Пора мне, однако, прекратить детальный этот разбор, переходящий — что мне претит и чего никак я не желал — в какое-то глумление. Работа К.Ф.Тарановского вовсе не сплошь опрометчива и отнюдь не бесполезна; но результаты ее после проверки оказываются скромней, чем могло казаться автору. Перечисление их страничку разве что займет:
1. Пятистопный хорей был более распространен в русской поэзии второй половины прошлого века, чем первой его половины, что отчасти может быть объяснено славой и популярностью (две вещи разные) последнего лермонтовского стихотворения. Но еще большее распространение получил этот размер в двадцатом веке, чему содействовали два стихотворения Блока, очень тоненькой нитью, а то и вовсе не связанные с лермонтовскими стихами. Зависимость Есенина от Блока (но не от Лермонтова) в стихах этого размера показана с полной ясностью.
2) Вопрос о “взаимоотношении ритма и тематики” Тарановским, на примере пятистопного хорея, не был разрешен уже потому, что был поставлен нетвердо, с помощью понятий, недостаточно отчетливых.
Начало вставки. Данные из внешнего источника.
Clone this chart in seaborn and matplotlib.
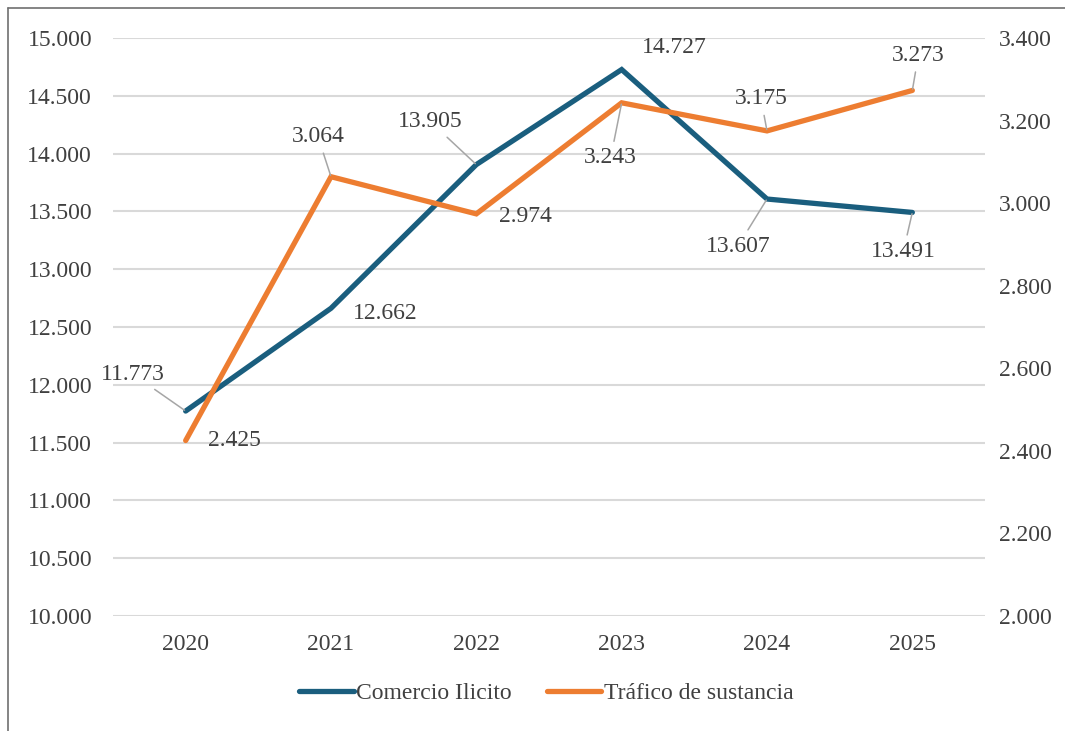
import matplotlib
matplotlib.use("Agg")
import matplotlib.pyplot as plt
import seaborn as sns
import pandas as pd
from matplotlib.lines import Line2D

years = ["2020", "2021", "2022", "2023", "2024", "2025"]
comercio = [11773, 12662, 13905, 14727, 13607, 13491]
trafico = [2425, 3064, 2974, 3243, 3175, 3273]
left_ticks = [10000, 10500, 11000, 11500, 12000, 12500, 13000, 13500, 14000, 14500, 15000]
right_ticks = [2000, 2200, 2400, 2600, 2800, 3000, 3200, 3400]
series_names = ["Comercio Ilicito", "Tráfico de sustancia"]

BLUE = "#1a5e7e"
ORANGE = "#ED7D31"
TXT = "#404040"
FONT = "Liberation Serif"

sns.set_theme(style="white")
plt.rcParams["font.family"] = [FONT, "DejaVu Serif"]

def fmt(v):
    return f"{v:,.0f}".replace(",", ".")

df = pd.DataFrame({"year": years, "comercio": comercio, "trafico": trafico})
df["x"] = range(len(years))

fig = plt.figure(figsize=(10.65, 7.31), dpi=100)
ax = fig.add_axes([113 / 1065, 1 - 616 / 731, (985 - 113) / 1065, (616 - 38) / 731])
ax2 = ax.twinx()

sns.lineplot(data=df, x="x", y="comercio", ax=ax, color=BLUE, lw=3.8, legend=False,
             solid_capstyle="round", solid_joinstyle="miter")
sns.lineplot(data=df, x="x", y="trafico", ax=ax2, color=ORANGE, lw=3.8, legend=False,
             solid_capstyle="round", solid_joinstyle="miter")

ax.set_xlim(-0.5, len(years) - 0.5)
ax.set_ylim(left_ticks[0], left_ticks[-1])
ax2.set_ylim(right_ticks[0], right_ticks[-1])
ax.set_yticks(left_ticks)
ax.set_yticklabels([fmt(v) for v in left_ticks])
ax2.set_yticks(right_ticks)
ax2.set_yticklabels([fmt(v) for v in right_ticks])
ax.set_xticks(range(len(years)))
ax.set_xticklabels(years)
ax.set_xlabel("")
ax.set_ylabel("")
ax2.set_ylabel("")

fs = 17
ax.tick_params(axis="y", length=0, pad=15, labelsize=fs, labelcolor=TXT)
ax.tick_params(axis="x", length=0, pad=13, labelsize=fs, labelcolor=TXT)
ax2.tick_params(axis="y", length=0, pad=10, labelsize=fs, labelcolor=TXT)

ax.grid(axis="y", color="#d9d9d9", lw=1.5)
ax.set_axisbelow(True)
ax.set_zorder(ax2.get_zorder() - 1)
ax.patch.set_visible(True)
ax2.patch.set_visible(False)
for a in (ax, ax2):
    for s in a.spines.values():
        s.set_visible(False)

# data labels: (dx, dy) in pixels, leader flag
blue_lab = [(-53, 37, True), (54, -5, False), (-46, 43, True), (53, 22, False), (-29, -47, True), (-9, -39, True)]
orange_lab = [(49, 0, False), (-13, 40, True), (49, -3, False), (-11, -55, True), (-6, 32, True), (6, 35, True)]

def label(a, xs, ys, offs):
    for x, y, (dx, dy, lead) in zip(xs, ys, offs):
        kw = {}
        if lead:
            kw["arrowprops"] = dict(arrowstyle="-", color="#a6a6a6", lw=1.1, shrinkA=2, shrinkB=1)
        a.annotate(fmt(y), xy=(x, y), xytext=(dx, dy), textcoords="offset pixels",
                   ha="center", va="center", fontsize=fs, color=TXT, **kw)

label(ax, df["x"], df["comercio"], blue_lab)
label(ax2, df["x"], df["trafico"], orange_lab)

handles = [Line2D([], [], color=BLUE, lw=3.8, solid_capstyle="round"),
           Line2D([], [], color=ORANGE, lw=3.8, solid_capstyle="round")]
leg = fig.legend(handles, series_names, loc="center", bbox_to_anchor=(0.513, 1 - 693 / 731),
                 ncol=2, frameon=False, fontsize=fs, handlelength=2.3, handletextpad=0.1,
                 columnspacing=1.5)
for t in leg.get_texts():
    t.set_color(TXT)

# outer border (left and top edges)
fig.add_artist(Line2D([8 / 1065, 8 / 1065], [0, 1 - 8 / 731], transform=fig.transFigure, color="#6f6f6f", lw=1.2))
fig.add_artist(Line2D([8 / 1065, 1], [1 - 8 / 731, 1 - 8 / 731], transform=fig.transFigure, color="#6f6f6f", lw=1.2))

fig.savefig("out.png", dpi=100)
Индивидуальный, “внутриметровый” ритм стихотворения нечто гораздо более конкретное, а потому и более определенным характером обладающее, чем метр; но ритм этот Тарановский упустил из виду, и по приведенным у него многочисленным образцам размера (а не ритма) не видно, чтобы кто-нибудь перенял этот особый и особую мелодию в себе несущий лермонтовский (не вообще, но этому его стихотворению присущий) ритм.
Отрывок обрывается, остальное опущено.